偏見覆すどころか開始半ページでとてつもなく肯定されてしまった・・・駄目押しのように「ジョーンズ夫人の作る料理はそれこそわが家の味そのもの。ここにイギリス料理の真の姿がある」って、筆者お前だからちょっと引いて物事を見ろっつってんだろがあああああ!!「近所のエヴァンズ夫人の料理も大して違いがあるわけでは無い」とかいいから!書かないでいいから!どんどん取り返しがつかない方向に確定されてってるから今!フランス人から見たらたぶんそれ料理じゃなくてサンドイッチの材料って言われる!

・・・一応ですね。弁護すると、この場合の夫人の手料理は、パンを指すようです。決してかたまりのままゆでたハムではありません。
日本人の感覚だとちょっと違和感ありますが、主婦の手料理や思い出の家庭料理にまっ先にあがるのがどうもパンらしいです。

スコットランド名物を並べたという写真も、15品中10品がパン、2品がオートミール、あとはチーズとバターとニシンという構成になってます。
なのでパンは料理のうちに数えない食文化の国々からすると、イギリスに料理は無いことになりますね。
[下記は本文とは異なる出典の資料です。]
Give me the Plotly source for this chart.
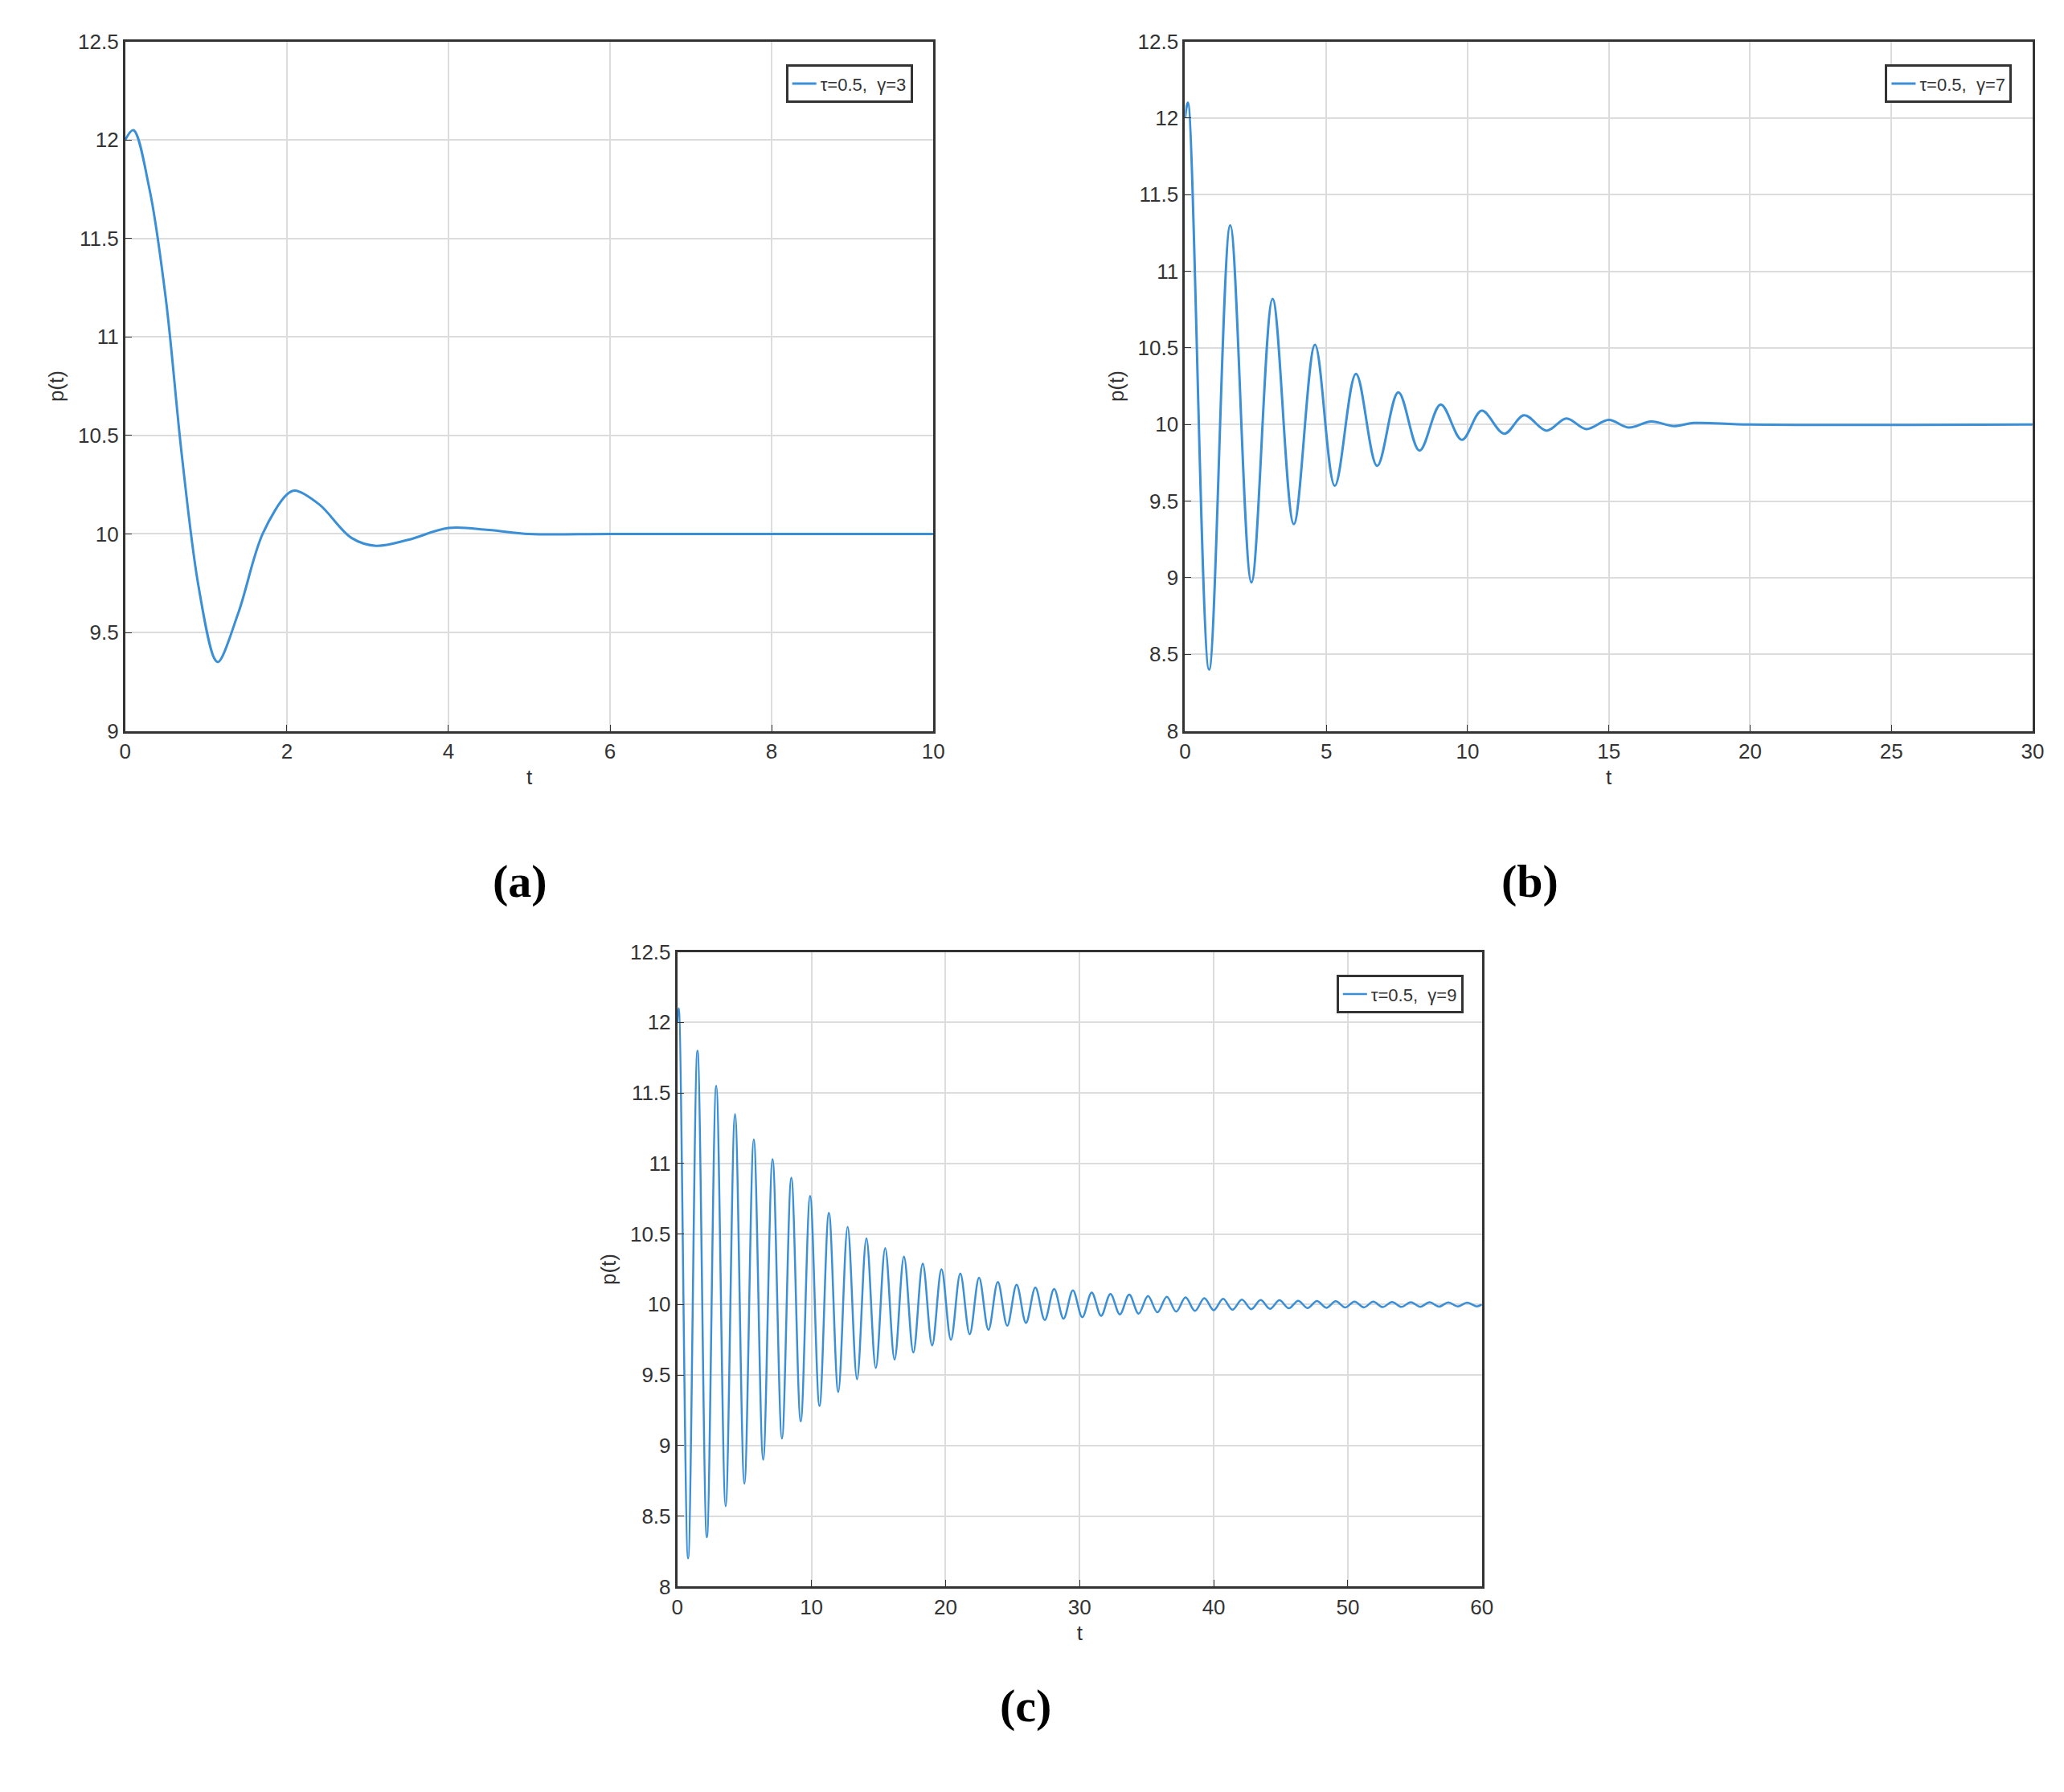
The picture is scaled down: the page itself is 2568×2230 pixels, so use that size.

いや、でもまて、これはまだ第1章じゃないか。タイトルは「主婦の手料理」ってなってるけど、訳が間違ってただけでほんとはパンの章なんだろう。
第2章はほら、いよいよ炭水化物でない料理の話だ。タイトルが「日に3度食べたい朝食」。そう、イギリスでも朝食はおいしいって言いますね。筆者も誇らしげに書いてます。1ページまるまる割いてベーコンエッグを力説し、とどめに、

「慌ただしい現代でも、朝の食事をゆっくり味わう余裕がある人にとっては、3度の食事のうちでいちばんおいしいのは朝食である。作家のサマセット・モームは、イギリスでおいしい食事がしたかったら朝食を一日三回食べるのがいい、とまで言ってる」


それ褒めてるんじゃないよ。


ちがうんだよ。サマセットはたぶん、あと二回の食事何とかしてくれって言いたかったんだと思うよ。

・・・この本、イギリス料理の是非はともかく、筆者が可愛くて仕方ない。
なんかもう、イギリス可愛いよ、うん。

パンレシピは素朴ですが、たぶん作ったら美味しいと思います。 そして何より次章の焼き菓子。これは本気で美味そうだ。